Minister for Mental Health Gail Gago has admitted that two crucial reports into mental health reform has been delayed, Shadow Minister for Mental Health Michelle Lensink said today.
Ms Lensink said that the draft legislation promised as a response to a review conducted by Professor Ian Bidmeade and the Social Inclusion Board’s report into the mental health system have been rumoured to be delayed by up to a year, a rumour that was confirmed by Minister Gago yesterday in Parliament.
“The review of the mental health system by Professor Ian Bidmeade, commonly known as the Bidmeade report was presented to the Rann Government in early 2005,” Ms Lensink said.
“The Rann Government advised in a newsletter in May 2006 that recommendations from the Bidmeade report would be used to draft legislation that would be available mid year.
“It is now coming up to October and we are yet to see draft legislation offered for public consultation.
“And now we are being informed by the AMA President Dr Chris Cain on ABC radio this morning that from his understanding the Social Inclusion Board does not intend to release their mental health review by the end of 2006 as promised, but will produce it sometime in next years Budget cycle.
“Despite assurance from the Premier, it’s interesting how quickly mental health slips off the Rann Government’s radar. ‘Premier Mike Rann has directed Social Inclusion Board chairman Monsignor David Cappo to make mental health the board's top priority for the rest of this year.’ March 27, 2006
“All the Rann Government has done for mental health is commit to review after review.

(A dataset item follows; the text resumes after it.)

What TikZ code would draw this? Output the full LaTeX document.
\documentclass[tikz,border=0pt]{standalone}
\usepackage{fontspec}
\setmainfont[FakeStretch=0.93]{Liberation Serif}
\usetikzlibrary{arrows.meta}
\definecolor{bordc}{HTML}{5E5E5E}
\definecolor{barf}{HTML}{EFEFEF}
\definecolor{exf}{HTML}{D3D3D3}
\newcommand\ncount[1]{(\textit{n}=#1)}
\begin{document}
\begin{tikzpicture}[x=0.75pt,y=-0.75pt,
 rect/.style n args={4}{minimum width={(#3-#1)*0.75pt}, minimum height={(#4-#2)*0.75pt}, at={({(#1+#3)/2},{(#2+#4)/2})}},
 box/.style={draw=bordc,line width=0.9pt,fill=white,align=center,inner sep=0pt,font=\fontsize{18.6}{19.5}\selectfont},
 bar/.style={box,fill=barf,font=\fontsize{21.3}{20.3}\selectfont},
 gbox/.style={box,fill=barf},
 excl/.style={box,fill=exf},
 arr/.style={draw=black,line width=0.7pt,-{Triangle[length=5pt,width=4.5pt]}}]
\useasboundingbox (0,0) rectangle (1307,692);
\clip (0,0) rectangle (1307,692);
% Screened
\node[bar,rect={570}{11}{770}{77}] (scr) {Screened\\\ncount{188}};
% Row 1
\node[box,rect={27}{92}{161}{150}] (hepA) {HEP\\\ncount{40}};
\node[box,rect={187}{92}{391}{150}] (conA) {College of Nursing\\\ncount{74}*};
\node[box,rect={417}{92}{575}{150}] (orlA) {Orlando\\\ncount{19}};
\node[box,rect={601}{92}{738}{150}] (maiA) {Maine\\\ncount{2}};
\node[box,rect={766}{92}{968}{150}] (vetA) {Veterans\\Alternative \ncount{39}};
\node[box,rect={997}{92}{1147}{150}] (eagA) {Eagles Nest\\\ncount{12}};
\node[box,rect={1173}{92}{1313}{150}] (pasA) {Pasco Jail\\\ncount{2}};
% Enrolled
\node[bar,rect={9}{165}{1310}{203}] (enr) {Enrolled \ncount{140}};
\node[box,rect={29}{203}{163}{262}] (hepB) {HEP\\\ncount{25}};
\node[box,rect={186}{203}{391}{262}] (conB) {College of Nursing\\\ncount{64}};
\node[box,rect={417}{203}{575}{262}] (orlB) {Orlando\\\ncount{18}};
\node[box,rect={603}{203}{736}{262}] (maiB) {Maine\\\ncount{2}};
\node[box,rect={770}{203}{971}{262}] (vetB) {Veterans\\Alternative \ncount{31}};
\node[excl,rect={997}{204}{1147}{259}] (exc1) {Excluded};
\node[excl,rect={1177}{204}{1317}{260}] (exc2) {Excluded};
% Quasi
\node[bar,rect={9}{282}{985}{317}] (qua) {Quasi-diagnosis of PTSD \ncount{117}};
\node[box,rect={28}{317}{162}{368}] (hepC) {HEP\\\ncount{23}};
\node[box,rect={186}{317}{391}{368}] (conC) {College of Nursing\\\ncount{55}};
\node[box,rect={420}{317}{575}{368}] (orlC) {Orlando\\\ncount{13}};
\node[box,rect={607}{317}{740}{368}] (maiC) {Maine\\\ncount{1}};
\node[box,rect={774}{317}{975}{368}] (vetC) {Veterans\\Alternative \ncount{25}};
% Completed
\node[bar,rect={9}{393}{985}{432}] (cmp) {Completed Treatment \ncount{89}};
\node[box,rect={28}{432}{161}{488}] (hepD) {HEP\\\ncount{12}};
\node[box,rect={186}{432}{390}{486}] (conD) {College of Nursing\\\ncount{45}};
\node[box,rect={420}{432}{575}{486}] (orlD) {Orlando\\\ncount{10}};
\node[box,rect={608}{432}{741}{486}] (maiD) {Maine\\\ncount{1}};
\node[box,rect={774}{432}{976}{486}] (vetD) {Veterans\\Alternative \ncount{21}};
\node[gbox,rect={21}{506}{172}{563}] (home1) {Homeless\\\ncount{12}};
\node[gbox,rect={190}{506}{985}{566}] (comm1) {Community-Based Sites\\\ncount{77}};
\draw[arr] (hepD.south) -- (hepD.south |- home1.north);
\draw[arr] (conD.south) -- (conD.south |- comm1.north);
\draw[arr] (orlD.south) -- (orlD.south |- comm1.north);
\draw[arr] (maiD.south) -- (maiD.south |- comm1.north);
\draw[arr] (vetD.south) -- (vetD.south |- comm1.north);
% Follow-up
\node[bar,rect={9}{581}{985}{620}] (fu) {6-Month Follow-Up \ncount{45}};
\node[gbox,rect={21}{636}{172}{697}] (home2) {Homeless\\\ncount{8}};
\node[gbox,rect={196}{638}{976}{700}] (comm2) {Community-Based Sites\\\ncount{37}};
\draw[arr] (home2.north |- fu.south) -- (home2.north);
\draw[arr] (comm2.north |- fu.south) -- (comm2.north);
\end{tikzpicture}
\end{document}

And they cannot even produce them on time.
“Over a year ago while opposing the formation of another Parliamentary committee into mental health services in South Australia, the then Minister Carmel Zollo confidently stated: ‘We do not need another report into mental health services in this state. What we need is to keep moving forward with our mental health reform agenda.’ Hansard April 6 2005
Unfortunately for Ms Zollo her leader, Premier Rann, disagreed and in April announced in The Advertiser that: ‘South Australia's most powerful social policy adviser has been given the task of overhauling its ailing mental health system.
“While we sit holding our breaths awaiting the outcomes of the Bidmeade and Cappo reports and how they are going to effect mental health in South Australia, it’s hard not to wonder whether the money invested in conducting this research would have been better spent on programs and staff.”